This toolkit and guide to scaling up peacebuilding and nonviolence work is the culmination of the Topol Peace Data Initiative, which was funded by Sidney Topol during the period from 2014-2019. The purpose of the project was to explore how peacebuilding and grassroots social change initiatives can scale and broaden their impact, starting with the development of a conceptual model of scaling and including a series of empirical case studies. The content of the toolkit was informed by the perspectives of nearly 60 social movement activists and civil society practitioners who were interviewed as part of the empirical case studies.
The substance of this toolkit is drawn from interviews conducted with social movement activists and grassroots civil society practitioners in Israel, Northern Ireland, and in the United States. Between June 2017 and December 2018, interviews were carried out as part of four case studies in scaling up peacebuilding and nonviolent social change movements (a full list of interviewees/organizations can be found in Appendix 1):
We conducted interviews with grassroots leaders of local Black Lives Matter groups in the United States and Europe, with a focus on understanding how these groups use social media to build coalitions and broaden their impact.
In Israel, we conducted interviews with the board and staff members of Sadaka Reut, a Jewish-Palestinian social movement organization focused on education and sociopolitical engagement. These interviews were primarily focused on understanding how the organization promotes binational Jewish-Palestinian partnership internally and how it builds partnerships that enable it to work with mainstream NGOs and with educational institutions in Israeli society.
For a case study on the role of women and women’s organizations in scaling up, we conducted interviews with civil society leaders and grassroots practitioners in Northern Ireland and with both Jewish and Palestinian activists in Israel. These interviews addressed the role of gender as a civil society issue in need of further attention as well as the way that a gender lens shapes possibilities for scaling civil society and grassroots social change initiatives.
Finally, we conducted interviews with grassroots practitioners and civil society leaders in Northern Ireland in order to explore the scaling of support for peacebuilding and reconciliation prior to and in the wake of the Good Friday Agreement.
In addition to the different areas of focus in each of these case studies, they differ in their methodological approach. The first two case studies focus on a specific movement/network (Black Lives Matter) and organization (Sadaka Reut), respectively. Each provides deep insights into different aspects of scaling up nonviolent social change as applicable to these specific groups. The third and fourth case studies, on the other hand, focus on broad civil society issues. Because of this, they include practitioners and activists from a wide range of movement organizations and civil society initiatives in Israel and in Northern Ireland.

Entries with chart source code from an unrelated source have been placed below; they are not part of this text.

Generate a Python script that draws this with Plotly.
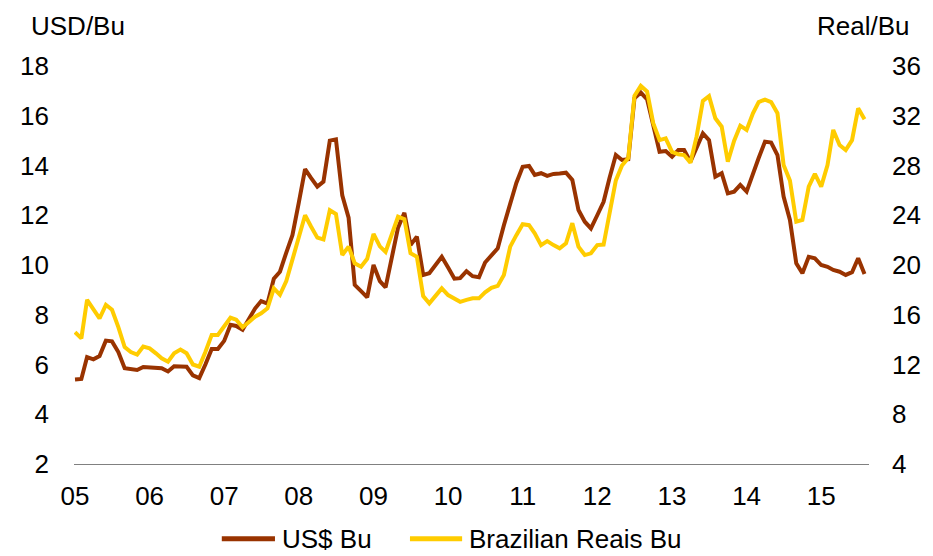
import pandas as pd
import plotly.graph_objects as go

months = pd.date_range("2005-01-01", periods=128, freq="MS")

usd_bu = [
    5.40, 5.42, 6.30, 6.21, 6.34, 6.96, 6.93, 6.50, 5.85, 5.80, 5.78, 5.90,
    5.88, 5.87, 5.85, 5.72, 5.93, 5.92, 5.91, 5.56, 5.45, 6.00, 6.62, 6.62,
    6.95, 7.60, 7.55, 7.40, 7.80, 8.25, 8.55, 8.45, 9.45, 9.73, 10.50, 11.20,
    12.50, 13.85, 13.50, 13.15, 13.35, 15.00, 15.05, 12.80, 11.90, 9.20, 8.95, 8.70,
    10.00, 9.35, 9.10, 10.40, 11.50, 12.10, 10.80, 11.14, 9.60, 9.67, 10.00, 10.33,
    9.90, 9.45, 9.47, 9.75, 9.55, 9.51, 10.10, 10.40, 10.67, 11.60, 12.50, 13.30,
    13.95, 13.98, 13.62, 13.69, 13.58, 13.66, 13.68, 13.71, 13.42, 12.21, 11.74, 11.47,
    12.00, 12.54, 13.50, 14.42, 14.22, 14.25, 16.70, 16.93, 16.66, 15.56, 14.55, 14.58,
    14.35, 14.62, 14.62, 14.15, 14.69, 15.29, 15.02, 13.55, 13.69, 12.88, 12.95, 13.22,
    12.95, 13.69, 14.30, 14.96, 14.92, 14.42, 12.75, 11.81, 10.07, 9.67, 10.33, 10.27,
    10.00, 9.93, 9.80, 9.73, 9.60, 9.71, 10.27, 9.64,
]

brl_bu = [
    14.6, 14.1, 17.2, 16.4, 15.7, 16.8, 16.4, 15.0, 13.4, 13.0, 12.8, 13.44,
    13.3, 12.9, 12.5, 12.22, 12.9, 13.2, 12.9, 12.0, 11.82, 13.0, 14.38, 14.38,
    15.1, 15.76, 15.6, 15.0, 15.4, 15.84, 16.12, 16.52, 18.12, 17.6, 18.7, 20.4,
    22.2, 24.0, 23.1, 22.2, 22.06, 24.4, 24.1, 20.8, 21.48, 20.14, 19.86, 20.5,
    22.5, 21.5, 21.06, 22.4, 23.88, 23.68, 20.94, 20.66, 17.5, 16.92, 17.5, 18.12,
    17.58, 17.3, 17.04, 17.2, 17.32, 17.32, 17.8, 18.16, 18.32, 19.2, 21.48, 22.4,
    23.28, 23.2, 22.54, 21.6, 21.92, 21.6, 21.34, 21.74, 23.36, 21.48, 20.8, 20.94,
    21.6, 21.64, 24.0, 26.8, 28.0, 28.6, 33.6, 34.4, 33.94, 31.4, 30.04, 30.18,
    29.1, 28.9, 28.84, 28.22, 30.32, 33.2, 33.58, 31.8, 31.12, 28.3, 30.0, 31.2,
    30.86, 32.2, 33.1, 33.3, 33.1, 32.2, 28.04, 26.8, 23.48, 23.62, 26.3, 27.32,
    26.3, 28.04, 30.86, 29.64, 29.24, 30.04, 32.6, 31.72,
]

year_ticks = pd.date_range("2005-01-01", "2015-01-01", freq="YS")
year_labels = ["05", "06", "07", "08", "09", "10", "11", "12", "13", "14", "15"]

series_names = ["US$ Bu", "Brazilian Reais Bu"]
BROWN = "#993300"
YELLOW = "#FFCC00"
FONT = "Liberation Sans, Arial, sans-serif"
FS = 26

fig = go.Figure()
fig.add_trace(go.Scatter(x=months, y=brl_bu, mode="lines", name=series_names[1],
                         line=dict(color=YELLOW, width=4), yaxis="y2", showlegend=False))
fig.add_trace(go.Scatter(x=months, y=usd_bu, mode="lines", name=series_names[0],
                         line=dict(color=BROWN, width=4), showlegend=False))

# page has an 8px body margin, so the figure is 8px smaller than the window
fig.update_layout(
    width=925, height=548,
    margin=dict(l=58, r=60, t=58, b=92),
    paper_bgcolor="white", plot_bgcolor="white",
    font=dict(family=FONT, size=FS, color="black"),
    xaxis=dict(
        type="date",
        range=["2004-12-27", "2015-08-23"],
        tickvals=list(year_ticks), ticktext=year_labels,
        showgrid=False, zeroline=False,
        showline=True, linecolor="#808080", linewidth=1,
        ticks="", ticklabelstandoff=9,
        tickfont=dict(size=FS),
    ),
    yaxis=dict(
        range=[2, 18], dtick=2, tick0=2,
        showgrid=False, zeroline=False, showline=False,
        ticks="", ticklabelstandoff=24,
        tickfont=dict(size=FS),
    ),
    yaxis2=dict(
        range=[4, 36], dtick=4, tick0=4,
        overlaying="y", side="right",
        showgrid=False, zeroline=False, showline=False,
        ticks="", ticklabelstandoff=22,
        tickfont=dict(size=FS),
    ),
)

# axis titles
fig.add_annotation(text="USD/Bu", xref="paper", yref="paper", x=-0.057, y=1.10,
                   xanchor="left", yanchor="middle", showarrow=False,
                   font=dict(size=FS))
fig.add_annotation(text="Real/Bu", xref="paper", yref="paper", x=1.0545, y=1.10,
                   xanchor="right", yanchor="middle", showarrow=False,
                   font=dict(size=FS))

# legend (drawn manually to match long legend keys)
leg_y = -0.188
fig.add_shape(type="line", xref="paper", yref="paper", x0=0.1859, x1=0.2528,
              y0=leg_y, y1=leg_y, line=dict(color=BROWN, width=5))
fig.add_annotation(text=series_names[0], xref="paper", yref="paper", x=0.259, y=leg_y,
                   xanchor="left", yanchor="middle", showarrow=False, font=dict(size=FS))
fig.add_shape(type="line", xref="paper", yref="paper", x0=0.4226, x1=0.4882,
              y0=leg_y, y1=leg_y, line=dict(color=YELLOW, width=5))
fig.add_annotation(text=series_names[1], xref="paper", yref="paper", x=0.4944, y=leg_y,
                   xanchor="left", yanchor="middle", showarrow=False, font=dict(size=FS))

fig.write_html("out.html")
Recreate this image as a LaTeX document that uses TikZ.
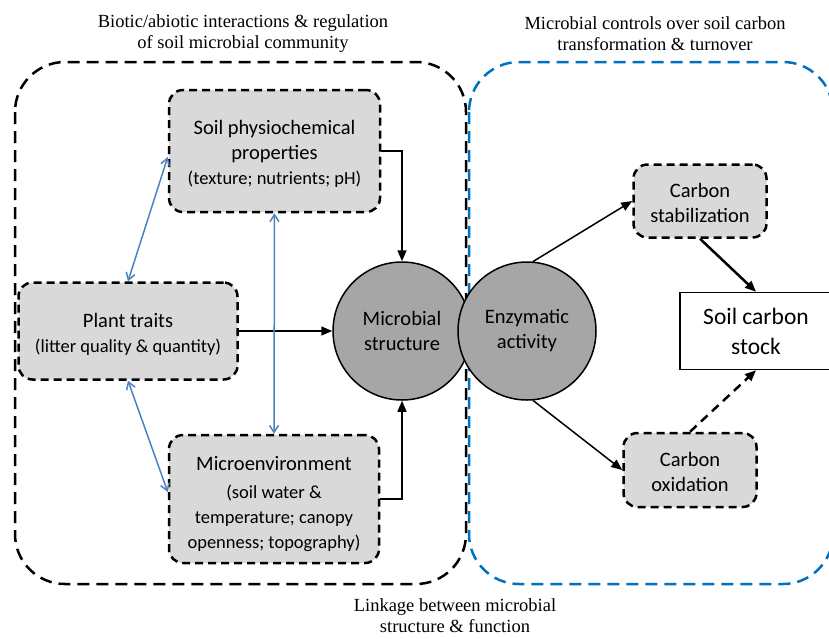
\documentclass[tikz,border=0pt]{standalone}
\usepackage{fontspec}
\setmainfont{Liberation Serif}
\newfontfamily\boxfont{Carlito}
\usetikzlibrary{arrows.meta}
\definecolor{boxgray}{RGB}{217,217,217}
\definecolor{circgray}{RGB}{166,166,166}
\definecolor{frameblue}{RGB}{0,112,192}
\definecolor{linkblue}{RGB}{79,129,189}
\tikzset{
  region/.style={line width=2.5pt, dash pattern=on 12pt off 7pt, rounded corners=50pt},
  factor/.style={draw, fill=boxgray, line width=2.5pt, dash pattern=on 8pt off 5pt,
    rounded corners=14pt, align=center, inner sep=0pt,
    font=\boxfont\fontsize{20.5}{25}\selectfont},
  hub/.style={circle, draw, fill=circgray, line width=1.5pt, minimum size=138pt,
    inner sep=0pt, align=center, font=\boxfont\fontsize{20.5}{25}\selectfont},
  flow/.style={-{Triangle[length=11pt,width=9pt]}, line width=1.5pt},
  link/.style={{Straight Barb[length=7pt,width=9pt]}-{Straight Barb[length=7pt,width=9pt]},
    draw=linkblue, line width=1.5pt},
  title/.style={align=center, font=\fontsize{18.5}{21}\selectfont},
}
\newcommand{\paren}{\fontsize{18.5}{25}\selectfont}
\newcommand{\lift}[1]{\rule{0pt}{#1}}
\begin{document}
\begin{tikzpicture}[x=1pt,y=-1pt]
\clip (0,0) rectangle (829,638);
% regions
\draw[region] (15,62) rectangle (466,584);
\draw[region, draw=frameblue] (469,62) rectangle (833,584);
% titles
\node[title] (t1) at (243,34) {Biotic/abiotic interactions \& regulation\\of soil microbial community};
\node[title] (t2) at (655,34) {Microbial controls over soil carbon\\transformation \& turnover};
\node[title] (t3) at (455,616) {Linkage between microbial\\structure \& function};
% factor boxes
\node[factor, minimum width=211pt, minimum height=122pt] (soil) at (274.5,151)
  {\lift{20pt}Soil physiochemical\\properties\\{\paren (texture; nutrients; pH)}};
\node[factor, minimum width=219pt, minimum height=97pt] (plant) at (128,331)
  {\lift{20pt}Plant traits\\{\paren (litter quality \& quantity)}};
\node[factor, minimum width=210pt, minimum height=128pt] (env) at (274,499)
  {\lift{25pt}Microenvironment\\[3pt]{\paren (soil water \&}\\{\paren temperature; canopy}\\{\paren openness; topography)}};
% hubs
\node[hub] (micro) at (402,331) {Microbial\\structure};
\node[hub] (enz) at (527,331) {Enzymatic\\activity};
% carbon boxes
\node[factor, minimum width=133pt, minimum height=73pt] (stab) at (700,201) {\lift{19pt}Carbon\\stabilization};
\node[factor, minimum width=133pt, minimum height=74pt] (ox) at (690,470) {\lift{18pt}Carbon\\oxidation};
\node[draw, fill=white, line width=1.5pt, minimum width=152pt, minimum height=77pt,
  inner sep=0pt, align=center, font=\boxfont\fontsize{23.5}{30}\selectfont] (stock) at (756,331)
  {Soil carbon\\stock};
% connectors
\draw[flow] (soil.east) -| (micro.north);
\draw[flow] (plant.east) -- (micro.west);
\draw[flow] (env.east) -| (micro.south);
\draw[link] (plant.north) -- ([yshift=-6pt]soil.west);
\draw[link] (plant.south) -- ([yshift=7pt]env.west);
\draw[link] (soil.south) -- (env.north);
\draw[flow] (enz.85) -- (stab.west);
\draw[flow] (enz.-85) -- (ox.west);
\draw[flow, line width=2.5pt] (stab.south) -- (stock.north);
\draw[flow, line width=2.5pt, dash pattern=on 9pt off 6pt] (ox.north) -- (stock.south);
\end{tikzpicture}
\end{document}
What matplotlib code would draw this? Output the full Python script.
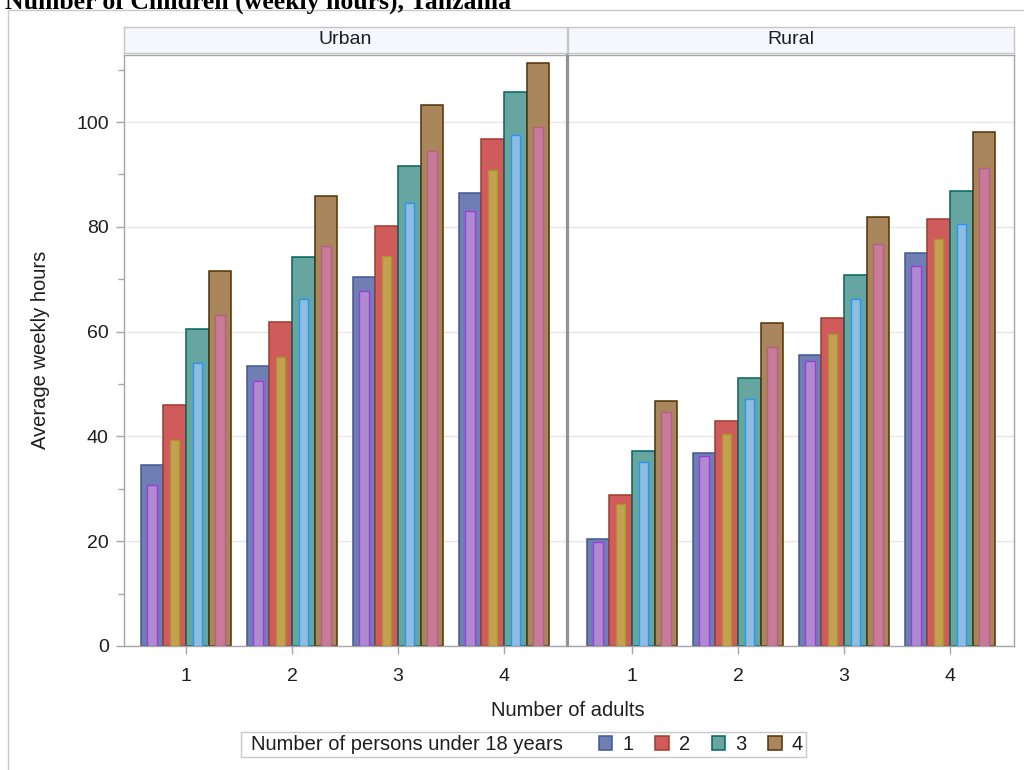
import matplotlib
matplotlib.use("Agg")
import matplotlib.pyplot as plt
from matplotlib.patches import Patch, Rectangle
from matplotlib.ticker import MultipleLocator
import numpy as np

# ---------------- data ----------------
adults = [1, 2, 3, 4]
children_levels = ['1', '2', '3', '4']
panel_names = ['Urban', 'Rural']

# outer bars: rows = number of persons under 18 (1..4), cols = number of adults (1..4)
urban_outer = [
    [34.6, 53.4, 70.5, 86.5],
    [46.0, 61.9, 80.2, 96.7],
    [60.5, 74.2, 91.7, 105.7],
    [71.6, 85.9, 103.2, 111.3],
]
urban_inner = [
    [30.7, 50.6, 67.7, 83.0],
    [39.3, 55.1, 74.4, 90.8],
    [54.0, 66.3, 84.6, 97.5],
    [63.2, 76.3, 94.5, 99.0],
]
rural_outer = [
    [20.4, 36.8, 55.5, 75.1],
    [28.8, 43.0, 62.6, 81.5],
    [37.2, 51.2, 70.8, 86.8],
    [46.8, 61.6, 81.9, 98.1],
]
rural_inner = [
    [19.8, 36.3, 54.4, 72.5],
    [27.1, 40.4, 59.6, 77.6],
    [35.2, 47.1, 66.2, 80.5],
    [44.6, 57.0, 76.7, 91.2],
]

# ---------------- style ----------------
outer_fill = ['#6F7EB3', '#D05B5B', '#66A5A0', '#A9865B']
outer_edge = ['#445694', '#A23A2E', '#01665E', '#543005']
inner_fill = ['#B08AD0', '#C4A052', '#8FBDE0', '#C97A98']
inner_edge = ['#9D3CDB', '#A8962A', '#2597FA', '#B26084']

SANS = ['Liberation Sans', 'DejaVu Sans']
plt.rcParams['font.family'] = SANS
TXT = '#1E1E1E'
SPINE = '#A6A6A6'

W, H = 1024, 770
fig = plt.figure(figsize=(W / 100, H / 100), dpi=100)


def fx(px):
    return px / W


def fy(py):
    return 1 - py / H


def rect(x0, y0, x1, y1):
    return [fx(x0), fy(y1), fx(x1) - fx(x0), fy(y0) - fy(y1)]


# outer frame
fig.patches.append(Rectangle((fx(8), -0.2), 1.5, fy(9.5) + 0.2, transform=fig.transFigure,
                             facecolor='none', edgecolor='#CACACA', lw=1.0, clip_on=False))

# title (clipped at top in the reference)
fig.text(fx(5), fy(9), 'Number of Children (weekly hours), Tanzania',
         family=['Liberation Serif', 'DejaVu Serif'], fontweight='bold', fontsize=18.5,
         ha='left', va='baseline', color='black')

panel_px = [(124, 567), (568, 1014)]
centers_px = [(186, 504), (632, 950)]
top_px, bot_px = 55, 646
ymax = 112.8
bw = 0.2146
inner_frac = 0.42

datasets = [(urban_outer, urban_inner), (rural_outer, rural_inner)]

for p, name in enumerate(panel_names):
    x0, x1 = panel_px[p]
    c1, c4 = centers_px[p]
    unit = (c4 - c1) / 3.0
    ax = fig.add_axes(rect(x0, top_px, x1, bot_px))
    outer, inner = datasets[p]
    for i in range(4):
        xs = np.array(adults, dtype=float) + (i - 1.5) * bw
        ax.bar(xs, outer[i], width=bw, color=outer_fill[i], edgecolor=outer_edge[i],
               linewidth=1.1, zorder=2)
        ax.bar(xs, inner[i], width=bw * inner_frac, color=inner_fill[i],
               edgecolor=inner_edge[i], linewidth=1.0, zorder=3)
    ax.set_xlim(1 - (c1 - x0) / unit, 4 + (x1 - c4) / unit)
    ax.set_ylim(0, ymax)
    ax.set_xticks(adults)
    ax.set_xticklabels([str(a) for a in adults])
    ax.yaxis.set_major_locator(MultipleLocator(20))
    ax.yaxis.set_minor_locator(MultipleLocator(10))
    ax.grid(axis='y', which='major', color='#E6E6E6', lw=1.0, zorder=0)
    ax.set_axisbelow(True)
    ax.tick_params(axis='x', which='both', direction='out', length=6, width=1,
                   color=SPINE, labelsize=14, labelcolor=TXT, pad=10)
    if p == 0:
        ax.tick_params(axis='y', which='major', direction='out', length=6, width=1,
                       color=SPINE, labelsize=14, labelcolor=TXT, pad=5)
        ax.tick_params(axis='y', which='minor', direction='out', length=4, width=1,
                       color=SPINE)
    else:
        ax.tick_params(axis='y', which='both', left=False, labelleft=False)
    for s in ax.spines.values():
        s.set_color(SPINE)
        s.set_linewidth(1.0)
    if p == 0:
        ax.spines['right'].set_color('#8E9499')
        ax.spines['right'].set_linewidth(1.6)
    else:
        ax.spines['left'].set_color('#8E9499')
        ax.spines['left'].set_linewidth(1.6)

    # header strip
    hx = fig.add_axes(rect(x0, 27, x1, 53))
    hx.set_facecolor('#F5F7FD')
    hx.set_xticks([])
    hx.set_yticks([])
    for s in hx.spines.values():
        s.set_color('#C6C6C6')
        s.set_linewidth(1.0)
    hx.text(0.5, 0.5, name, ha='center', va='center', fontsize=14, color=TXT,
            transform=hx.transAxes)

# axis labels
fig.text(fx(41), fy(350), 'Average weekly hours', rotation=90, ha='center', va='center',
         fontsize=14.5, color=TXT)
fig.text(fx(568), fy(710), 'Number of adults', ha='center', va='center',
         fontsize=14.5, color=TXT)

# legend
fig.patches.append(Rectangle((fx(241), fy(757)), fx(806) - fx(241), fy(732) - fy(757),
                             transform=fig.transFigure, facecolor='white',
                             edgecolor='#C8C8C8', lw=1.0))
fig.text(fx(251), fy(744.5), 'Number of persons under 18 years', ha='left', va='center',
         fontsize=14.5, color=TXT)
handles = [Patch(facecolor=outer_fill[i], edgecolor=outer_edge[i], lw=1.1) for i in range(4)]
fig.legend(handles, children_levels, ncol=4, loc='center left',
           bbox_to_anchor=(fx(599), fy(744.5)), frameon=False, fontsize=14.5,
           handlelength=0.65, handleheight=0.65, handletextpad=0.5, columnspacing=1.1,
           borderpad=0, borderaxespad=0, labelcolor=TXT)

fig.savefig('out.png', dpi=100)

The range of actors and issues addressed in these case studies are the foundation for the tools presented here. Our team carefully reviewed transcripts of each interview and compiled a set of key themes that emerged in terms of actions taken or suggestions made for scaling social change work. These themes are presented as tools that illustrate how different groups and actors have negotiated aspects of scaling their work.
The purpose of this toolkit is to provide practitioners and grassroots social change activists with guidance on how to broaden the scale and impact of their work. It is meant to provide a comprehensive set of tools but, in keeping with our assumptions about scaling, it is not a linear framework. Instead, the tools are framed according to key categories that emerged from empirical and conceptual research.
The toolkit draws on a set of assumptions about scaling up developed out of the conceptual and empirical work of the Topol Peace Data Initiative. These assumptions include the following:
Scaling is not only about growth but is also a process of creating a strong foundation for expansion;
Scaling is a process of broadening impact in ways that include both expected and unexpected outcomes;
The process of scaling includes the need to develop ways of engaging with government actors and other societal institutions; and
Scaling is not a linear phenomenon but is a multidimensional and iterative process.